Comecei a apreciar cada parada em minha vida, tanto no sentido metafórico quanto literal. Em vez de ser um tempo desperdiçado, cada parada se tornou uma oportunidade para adquirir paciência e a perspectiva que só vem por meio da espera. Assim como cada luz vermelha do semáforo está justaposta a uma luz verde numa direção diferente, descobri que cada parada em minha vida abre uma avenida para crescimento, só não necessariamente da forma que eu havia planejado até então. Em vez de me concentrar nas decepções, comecei a me deleitar na oportunidade de progresso que cada reviravolta inesperada trazia.

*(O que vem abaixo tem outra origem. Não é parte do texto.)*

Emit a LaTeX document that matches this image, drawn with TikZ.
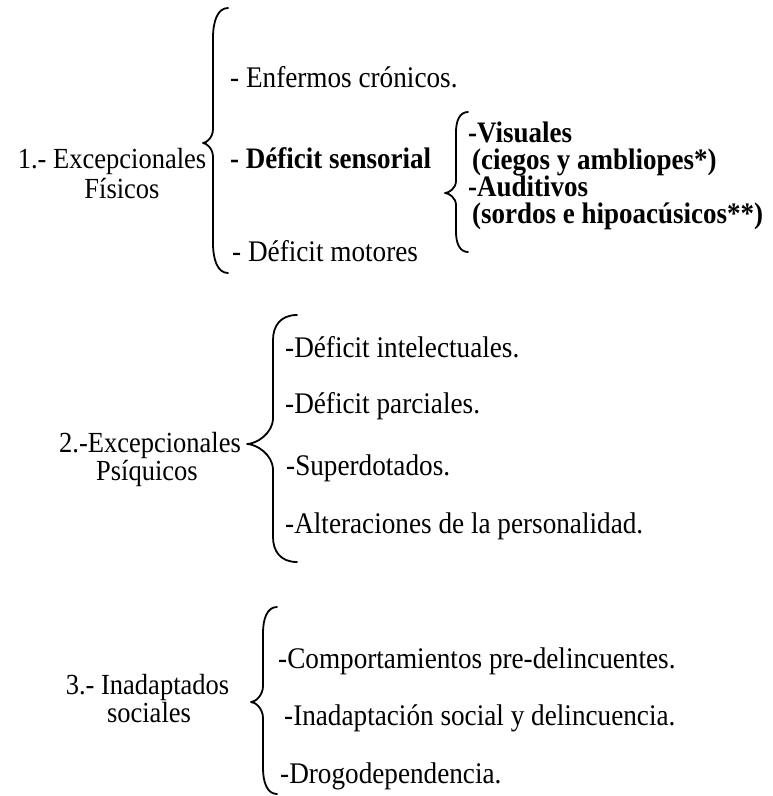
\documentclass[tikz,border=0pt]{standalone}
\usepackage{graphicx}
\usepackage{fontspec}
\setmainfont{Liberation Serif}
% #1 hook x, #2 line x, #3 tip x, #4 top y, #5 tip y, #6 bottom y, #7 hook radius, #8 tip radius
\newcommand{\curlyb}[8]{%
  \pgfmathsetmacro{\brH}{#1-#2}%
  \pgfmathsetmacro{\brD}{#2-#3}%
  \draw[bracestyle] (#1,#4) .. controls ({#2+0.3*\brH},#4) and (#2,{#4+0.45*#7}) .. (#2,{#4+#7})
    -- (#2,{#5-#8}) .. controls (#2,{#5-0.4*#8}) and ({#3+0.35*\brD},#5) .. (#3,#5)
    .. controls ({#3+0.35*\brD},#5) and (#2,{#5+0.4*#8}) .. (#2,{#5+#8})
    -- (#2,{#6-#7}) .. controls (#2,{#6-0.45*#7}) and ({#2+0.3*\brH},#6) .. (#1,#6);
}
\newcommand{\tall}[1]{\scalebox{1}[1.1]{#1}}
\begin{document}
\begin{tikzpicture}[x=1pt,y=-1pt,
  txt/.style={anchor=base west, inner sep=0pt, font=\fontsize{27.2}{28}\selectfont},
  btxt/.style={anchor=base west, inner sep=0pt, font=\fontsize{27}{28}\selectfont\bfseries},
  lab/.style={anchor=base, inner sep=0pt, font=\fontsize{26.5}{27}\selectfont},
  bracestyle/.style={line width=1.8pt, line cap=round, line join=round}]
\useasboundingbox[fill=white] (0,0) rectangle (772,796);

% ---- Section 1
\node[lab] (l1a) at (112,168) {\tall{1.- Excepcionales}};
\node[lab] (l1b) at (122,198) {\tall{Físicos}};
\curlyb{228}{213}{203}{8}{143}{273}{30}{14}
\node[txt]  (i11) at (230,87)  {\tall{- Enfermos crónicos.}};
\node[btxt] (i12) at (230,168) {\tall{- Déficit sensorial}};
\node[txt]  (i13) at (232,261) {\tall{- Déficit motores}};
\curlyb{468}{456}{445}{112}{193}{252}{20}{12}
\node[btxt] (s1) at (468,142) {\tall{-Visuales}};
\node[btxt] (s2) at (472,169) {\tall{(ciegos y ambliopes*)}};
\node[btxt] (s3) at (468,196) {\tall{-Auditivos}};
\node[btxt] (s4) at (472,223) {\tall{(sordos e hipoacúsicos**)}};

% ---- Section 2
\node[lab] (l2a) at (150,452) {\tall{2.-Excepcionales}};
\node[lab] (l2b) at (147,480) {\tall{Psíquicos}};
\curlyb{297}{273}{247}{315}{444}{562}{25}{26}
\node[txt] (i21) at (285,357) {\tall{-Déficit intelectuales.}};
\node[txt] (i22) at (285,413) {\tall{-Déficit parciales.}};
\node[txt] (i23) at (286,475) {\tall{-Superdotados.}};
\node[txt] (i24) at (285,533) {\tall{-Alteraciones de la personalidad.}};

% ---- Section 3
\node[lab] (l3a) at (147.5,694) {\tall{3.- Inadaptados}};
\node[lab] (l3b) at (149,722) {\tall{sociales}};
\curlyb{277}{263}{251}{607}{702}{794}{26}{16}
\node[txt] (i31) at (278,668) {\tall{-Comportamientos pre-delincuentes.}};
\node[txt] (i32) at (284,725) {\tall{-Inadaptación social y delincuencia.}};
\node[txt] (i33) at (280,783) {\tall{-Drogodependencia.}};
\end{tikzpicture}
\end{document}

Concentrar-nos no Salvador
“Uma questão de vital importância é: ‘Onde depositamos nossa fé?’ Estaria ela focalizada unicamente em sermos libertados da dor e do sofrimento, ou firmemente centralizada em Deus, o Pai, em Seu santo plano e em Jesus Cristo e Sua Expiação?”4 — Élder Donald L. Hallstrom
Dois longos anos depois de meu primeiro aborto espontâneo, dei à luz um belo menino saudável. Durante o tempo que se passou até a chegada desse alegre dia para nossa família, aprendi que Jesus Cristo não sofreu por mim para remover todo o sofrimento de minha vida. Em vez disso, Ele sofreu para que eu pudesse ser fortalecida e crescesse com os desafios que enfrento. Embora os momentos angustiantes de perda e os longos meses de espera ainda sejam dolorosos de serem lembrados, eles se tornaram um tesouro em minha vida. Naqueles momentos sagrados, entendi como o Salvador conhece individualmente meu sofrimento. Ele me amparou de uma forma que somente alguém que conhece meus pesares pessoais poderia amparar. Embora a oposição em nossa vida muitas vezes pareça arruinar nossos planos para o progresso, o Senhor usa essa oposição para nos impulsionar a um fim maior: conhecer Seu amor e continuar nele.